Опять Сучка жестоко мёрзла и, сколько ни прижималась к верному тёплому Проглоту и ни зарывалась в его пушистый бок всем телом, никак не могла согреться. Пробежки по двору на всех четырёх конечностях также не спасали, ибо голые культи только пуще замерзали, соприкасаясь со снегом. Она даже украла в сенях старый и запятнанный какою-то краскою полушубок своей матери, но и он не защищал её лютыми морозными ночами от всепроникающей стужи. Наконец, в те ночи, когда в доме бывали посетители и, заснув, оставляли на столе водку, Сучка пыталась согреваться и ею, слыша россказни клиентов Лярвы о согревающем действии алкоголя. Проглотив обжигающую жидкость, она на несколько минут и впрямь ощущала тепло во всём теле, но после замерзала ещё отчаяннее и безысходнее. Конечно, она могла, пользуясь длиною своей цепи и сном матери, забираться по ночам потихоньку на кухню или хотя бы в сени, что и делала в минуты отчаяния, однако расплата за такое самовольное проникновение в дом, в случае обнаружения матерью, была страшной и очень болезненной. Лярва в таких случаях подолгу и с садистическим прилежанием избивала дочь, проявляя изобретательность в побоях и останавливаясь лишь тогда, когда на теле девочки не оставалось от синяков здорового места и это уже было заметно даже пьяному глазу садистки-матери. Поэтому на такой риск девочка решалась крайне редко, предпочитая терпеть и стучать зубами в своей будке, свернувшись калачиком под ворохом тряпья и уткнувшись посиневшим лицом в бок Проглота.

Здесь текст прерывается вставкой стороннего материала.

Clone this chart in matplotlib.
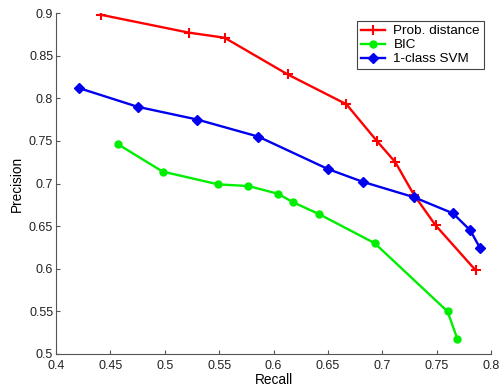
import matplotlib
matplotlib.use("Agg")
import matplotlib.pyplot as plt

plt.rcParams['font.family'] = ['Liberation Sans', 'DejaVu Sans']

# recall / precision for the three methods
prob_recall = [0.441, 0.522, 0.555, 0.613, 0.667, 0.695, 0.712, 0.729, 0.749, 0.786]
prob_precision = [0.898, 0.877, 0.871, 0.828, 0.793, 0.750, 0.725, 0.687, 0.651, 0.598]

bic_recall = [0.457, 0.498, 0.549, 0.577, 0.604, 0.618, 0.642, 0.693, 0.760, 0.769]
bic_precision = [0.746, 0.714, 0.699, 0.697, 0.688, 0.678, 0.664, 0.630, 0.550, 0.518]

svm_recall = [0.421, 0.475, 0.530, 0.586, 0.650, 0.682, 0.729, 0.765, 0.781, 0.790]
svm_precision = [0.812, 0.790, 0.775, 0.755, 0.717, 0.702, 0.684, 0.665, 0.645, 0.624]

xticks = [0.4, 0.45, 0.5, 0.55, 0.6, 0.65, 0.7, 0.75, 0.8]
yticks = [0.5, 0.55, 0.6, 0.65, 0.7, 0.75, 0.8, 0.85, 0.9]

fig = plt.figure(figsize=(5, 3.88), dpi=100)
ax = fig.add_axes([56 / 500, 1 - 354 / 388, 435 / 500, 341 / 388])

ax.plot(prob_recall, prob_precision, color='#ff0000', lw=1.7, marker='+', ms=7, mew=1.5, label='Prob. distance')
ax.plot(bic_recall, bic_precision, color='#00ee00', lw=1.7, marker='o', ms=5, label='BIC')
ax.plot(svm_recall, svm_precision, color='#0000ee', lw=1.7, marker='D', ms=5, label='1-class SVM')

ax.set_xlim(0.4, 0.8)
ax.set_ylim(0.5, 0.9)
ax.set_xticks(xticks)
ax.set_xticklabels([f"{t:g}" for t in xticks])
ax.set_yticks(yticks)
ax.set_yticklabels([f"{t:g}" for t in yticks])
ax.tick_params(direction='in', length=3, labelsize=9, color='#555555', labelcolor='#222222')
ax.tick_params(axis='x', pad=4)
ax.tick_params(axis='y', pad=2)
ax.spines['top'].set_visible(False)
ax.spines['right'].set_visible(False)
ax.spines['left'].set_color('#555555')
ax.spines['bottom'].set_color('#555555')

ax.set_xlabel('Recall', fontsize=9.8, labelpad=1)
ax.set_ylabel('Precision', fontsize=9.8, labelpad=4)

leg = ax.legend(loc='upper right', bbox_to_anchor=(0.99, 0.985), fontsize=9.7, fancybox=False,
                framealpha=1, edgecolor='#444444', handlelength=1.8, borderpad=0.3,
                labelspacing=0.12, handletextpad=0.6, borderaxespad=0.2)
leg.get_frame().set_linewidth(0.8)

fig.savefig('out.png', dpi=100)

Все эти мучения вели к одному уже известному результату. Обморожение опять вцепилось своими хищными зубами в конечности ребёнка и принялось карабкаться по ним выше. Обрубки рук и ног, потеряв чувствительность, снова стали чернеть, отчасти облегчая страдания девочки из-за морозов. Наконец повторное обморожение было замечено и Лярвою.
Экзекуция в этот раз производилась в январе. Заставив ребёнка выпить два стакана водки, мать тою же ужасною ножовкой в очередной раз укоротила конечности своей дочери. Не внимая крикам и стонам девочки, а затем и её обмороку, страшная женщина отпилила ей руки до середины предплечий, а ноги — до середины голеней. И куски плоти опять с глухим стуком валились в ведро, а кровь, хлеща и брызгая, орошала лицо палача алыми каплями.